→ GIVEN RECORDS
━━━
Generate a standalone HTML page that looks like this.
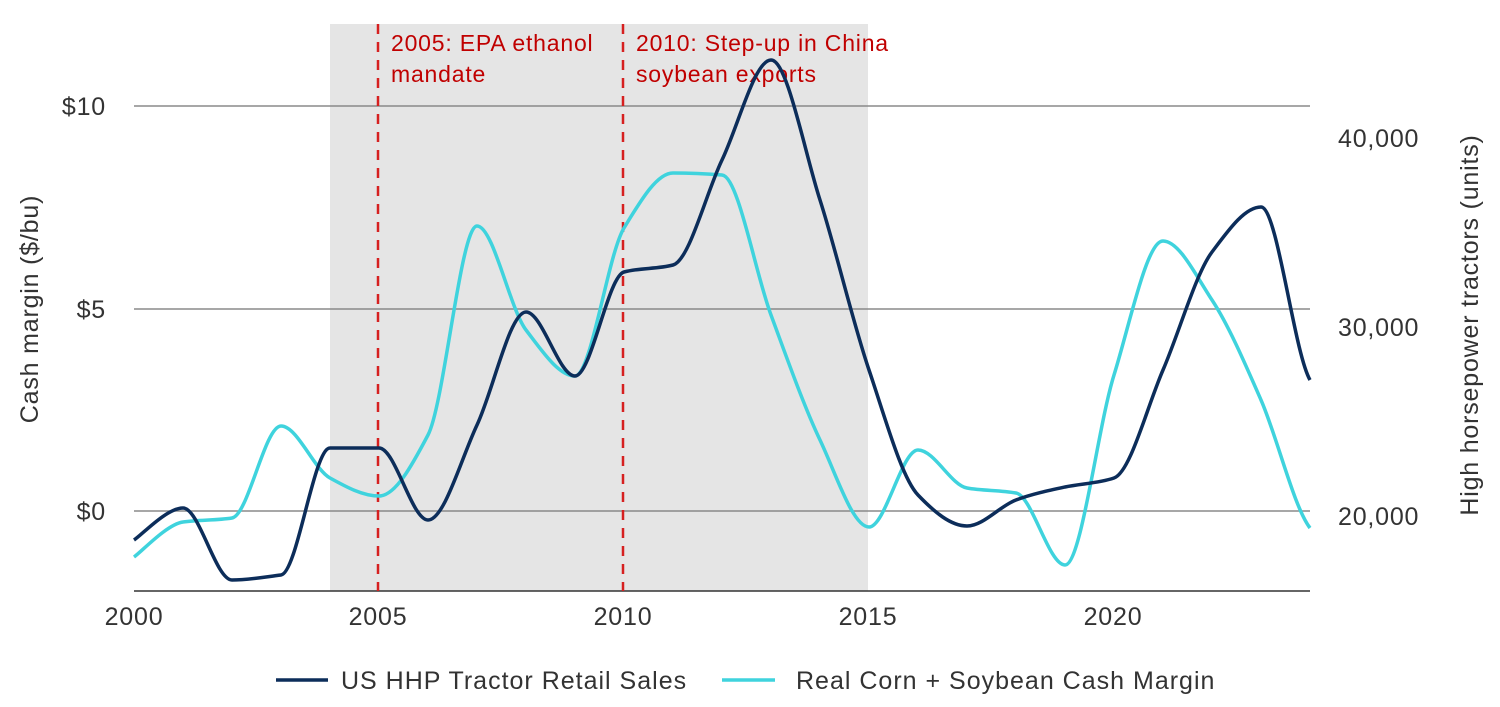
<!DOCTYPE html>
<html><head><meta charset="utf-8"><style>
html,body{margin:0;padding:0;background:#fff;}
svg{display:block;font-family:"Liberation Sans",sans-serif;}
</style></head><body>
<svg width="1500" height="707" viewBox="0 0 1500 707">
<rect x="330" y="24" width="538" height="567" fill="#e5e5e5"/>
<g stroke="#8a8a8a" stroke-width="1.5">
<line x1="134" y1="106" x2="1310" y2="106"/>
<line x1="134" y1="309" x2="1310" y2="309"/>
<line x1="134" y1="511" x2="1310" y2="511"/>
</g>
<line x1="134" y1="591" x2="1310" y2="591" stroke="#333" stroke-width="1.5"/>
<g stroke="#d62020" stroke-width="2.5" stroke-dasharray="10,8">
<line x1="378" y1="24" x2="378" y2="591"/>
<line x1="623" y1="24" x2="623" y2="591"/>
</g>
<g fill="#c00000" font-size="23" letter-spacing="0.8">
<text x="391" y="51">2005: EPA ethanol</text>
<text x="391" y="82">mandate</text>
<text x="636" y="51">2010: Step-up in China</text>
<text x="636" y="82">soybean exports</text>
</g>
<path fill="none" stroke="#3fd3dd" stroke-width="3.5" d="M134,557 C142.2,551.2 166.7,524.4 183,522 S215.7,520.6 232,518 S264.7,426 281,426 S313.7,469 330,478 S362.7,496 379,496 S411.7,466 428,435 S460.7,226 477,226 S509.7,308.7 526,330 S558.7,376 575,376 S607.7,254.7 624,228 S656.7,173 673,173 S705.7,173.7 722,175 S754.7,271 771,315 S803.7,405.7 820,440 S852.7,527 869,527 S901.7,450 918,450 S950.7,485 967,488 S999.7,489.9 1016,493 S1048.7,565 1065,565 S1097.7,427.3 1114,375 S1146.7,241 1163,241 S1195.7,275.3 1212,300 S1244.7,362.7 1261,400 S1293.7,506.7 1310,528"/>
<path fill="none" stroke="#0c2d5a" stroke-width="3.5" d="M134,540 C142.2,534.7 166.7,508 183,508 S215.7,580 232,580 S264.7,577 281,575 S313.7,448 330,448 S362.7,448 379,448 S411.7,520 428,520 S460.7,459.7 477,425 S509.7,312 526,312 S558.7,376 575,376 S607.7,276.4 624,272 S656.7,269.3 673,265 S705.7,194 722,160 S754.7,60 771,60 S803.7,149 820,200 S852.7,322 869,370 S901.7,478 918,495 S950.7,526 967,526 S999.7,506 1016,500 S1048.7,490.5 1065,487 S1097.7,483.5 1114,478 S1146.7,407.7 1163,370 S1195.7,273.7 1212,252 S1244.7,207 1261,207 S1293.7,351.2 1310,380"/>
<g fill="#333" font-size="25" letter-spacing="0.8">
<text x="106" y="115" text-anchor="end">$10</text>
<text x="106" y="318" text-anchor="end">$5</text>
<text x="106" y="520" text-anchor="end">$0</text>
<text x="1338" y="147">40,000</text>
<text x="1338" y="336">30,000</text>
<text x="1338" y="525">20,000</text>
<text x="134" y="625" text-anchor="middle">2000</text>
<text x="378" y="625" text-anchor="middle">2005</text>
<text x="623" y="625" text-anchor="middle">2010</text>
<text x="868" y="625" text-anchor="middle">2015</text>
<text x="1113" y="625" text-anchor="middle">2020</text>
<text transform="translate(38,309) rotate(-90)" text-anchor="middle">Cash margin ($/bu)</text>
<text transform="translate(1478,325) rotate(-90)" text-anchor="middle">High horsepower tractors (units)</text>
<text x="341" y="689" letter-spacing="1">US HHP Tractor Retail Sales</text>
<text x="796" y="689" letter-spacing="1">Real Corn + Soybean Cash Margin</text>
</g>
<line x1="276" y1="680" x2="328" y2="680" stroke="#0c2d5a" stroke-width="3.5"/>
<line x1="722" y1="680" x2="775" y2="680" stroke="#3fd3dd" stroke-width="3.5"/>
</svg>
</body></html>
━━━
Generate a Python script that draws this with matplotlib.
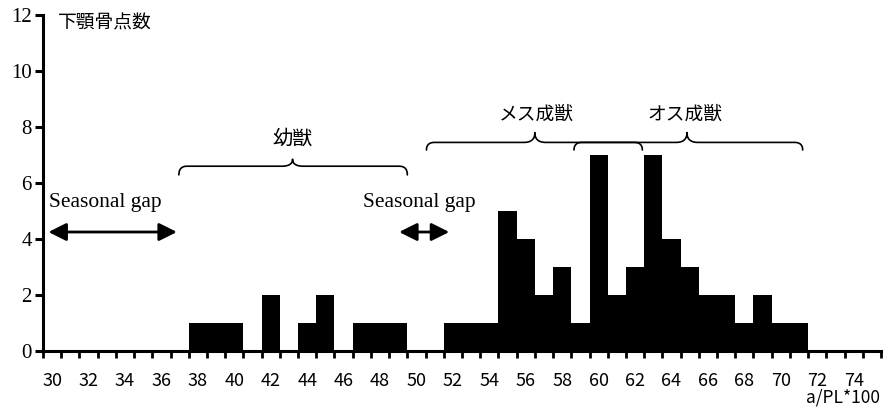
━━━
→ DESCRIPTION OF THE TASK
Select every line of the material above holding the word "Generate" and copy it.

→ EXPECTED ANSWER
Generate a standalone HTML page that looks like this.
Generate a Python script that draws this with matplotlib.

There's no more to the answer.